I say 'unfortunately' because downsizing and layoffs have the effect of transforming KM from a suppportive, cultural change strategy to a gestapo tactic operating in a culture of fear.
Even under optimal conditions, it's difficult to shift employee practice from knowledge hoarding to knowledge sharing but, during an economic downturn, when few are certain of their place in an organization (or the ability to find a new position should the need arise), it's down right impossible. At least not in a positive, reaffirming way. I mean, you might see an increase in accessing/downloading information from your knowledge base as employees "stock-up" in anticipation of a pink slip, but the uploads might be a little skimpy. After all, a good majority of folks derive a significant amount of their identity and self-esteem from their careers and when they feel threatened about the security of their job it's kinda hard to get them to participate in any process that diminishes their perceived value.
And, this isn't just about non-KM folks either. Having experienced the joy of being laid-off during rough economic times (and knowing other KM professionals in the same boat) you can bet your sweet patootie that unless KM is a money-making venture and/or you have friends in high places (i.e., social capital), your department and KM efforts may - in homage to Survivor - have it's torch extinguished.
This is one of the reasons that I don't like the "one big family" metaphor that too many orgs like to bandy about. Because, inevitably, when the hard times come, the ties that bind are hardly familial.
So, the point of all of this rambling is that a well-conceived, well-implemented strategic KM solution is a war chest that organizations can lean on, particularly in times of economic uncertainty. KM professionals need to be prepared to help their organizations navigate such waters while also demonstrating/confirming the value of KM AND building social capital, 'cause you can never have enough clout, baby!
How, you ask?
- Be aggressive and proactive in addressing the challenges facing the organization and in offering strategic solutions
To paraphrase President Kennedy, "Ask not what KM might could do for your organization, get off your butt and show them" (yes, the bad grammar is intentional). It's possible that your organizational leadership will seek out your input on an impending economic downturn, but there's no guarantee. A strong sense of self-preservation is necessary, so don't play wait-and-see. Take initiative! And, if for some reason, they are hard-headed and don't want to listen, that should be your first and last clue to get out of Dodge anyway!

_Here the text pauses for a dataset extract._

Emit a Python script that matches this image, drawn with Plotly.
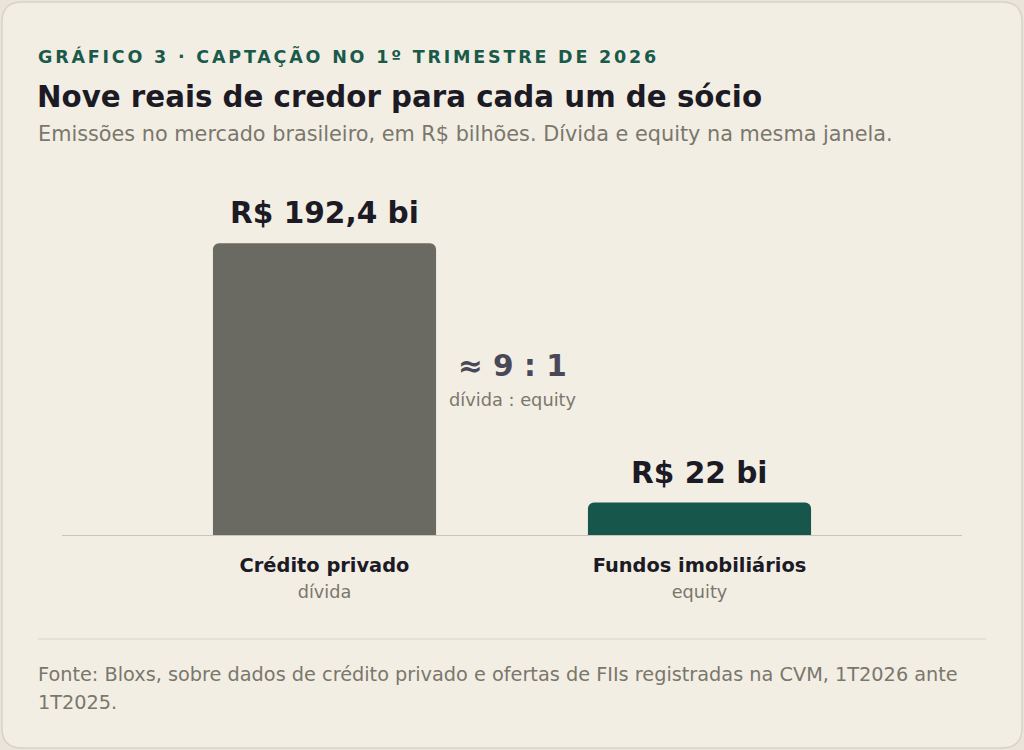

- Be a part of the process of assessing the organization's vulnerability to a recession and contingency planning
If it turns out that such an assessment has already taken place, identify ways in which KM can be utilized and sketch out action plans for presentation to the leadership.
- Establish or strengthen critical partnerships
Particularly with Sales, Product Development and Finance...especially Finance...and, also with HR. By understanding and successfully helping these departments to meet their KM needs during a time of crisis, you're not only making them KM co-champions, you're generating social capital among those who hold the ear of the-powers-that-be and, hopefully, elevating yourself into that role as well.
- Look for ways to leverage organizational knowledge
I had a manager once who chided me for suggesting that we should build and sell our custom KMS to our clients as a new product offering. I understood his reasons for being against the idea, namely that the primary function of KM in that company was as a support service, not a revenue generator, but I disagreed. I still disagree.
For me, what differentiates a Knowledge Manager from a corporate librarian (information 'gatekeeper') is the ability to take all of the knowledge and information resources that are being captured and shared, analyze it and develop strategies for leveraging it to improve an organization's market share and position. This is the holy grail of KM. Color me crazy, but in a bottom-line business what better way to demonstrate value than to have a direct impact on the bottom-line? Even though I know for many it isn't, in my opinion, this practice should be a regular part of a KMer's job. If it hasn't been, a recession would be a good time to demonstrate KM's ultimate value. (If you're doing your job correctly) You've got access to vast organizational information resources - use it!!
As Carl George, Chairman of AICPA's National CPA Financial Literacy Commission posits, "Somebody's always making money, even in a recession, so if you can find out where those pockets are and if you have services you can provide to them, maybe you want to expand those services."
- Stay the KM course
This is more for the leadership than the KM professionals. If you want people to continue their participation in KM intiatives, even with a cloud of doom floating above their heads, then continue to support and promote your KM initiative. Clearly, putting your KM strategy and/or professionals on the chopping block suggests that either you weren't really serious about KM in the first place or that the KM strategy you were working with sucked...I mean, it wasn't working for you.
"If an economic recession does occur, choose NOT to participate. Everyone else will be cutting back, weakening their companies. They will let go of people who might be hungry enough to be your next superstar. The weakest of them may fail, or come close to it.Outwit. Outlast. Outplay. Survive.
Almost anyone can run a company successfully during good times. During less prosperous times, the real management shows itself by preparing for the next boom and strengthening themselves."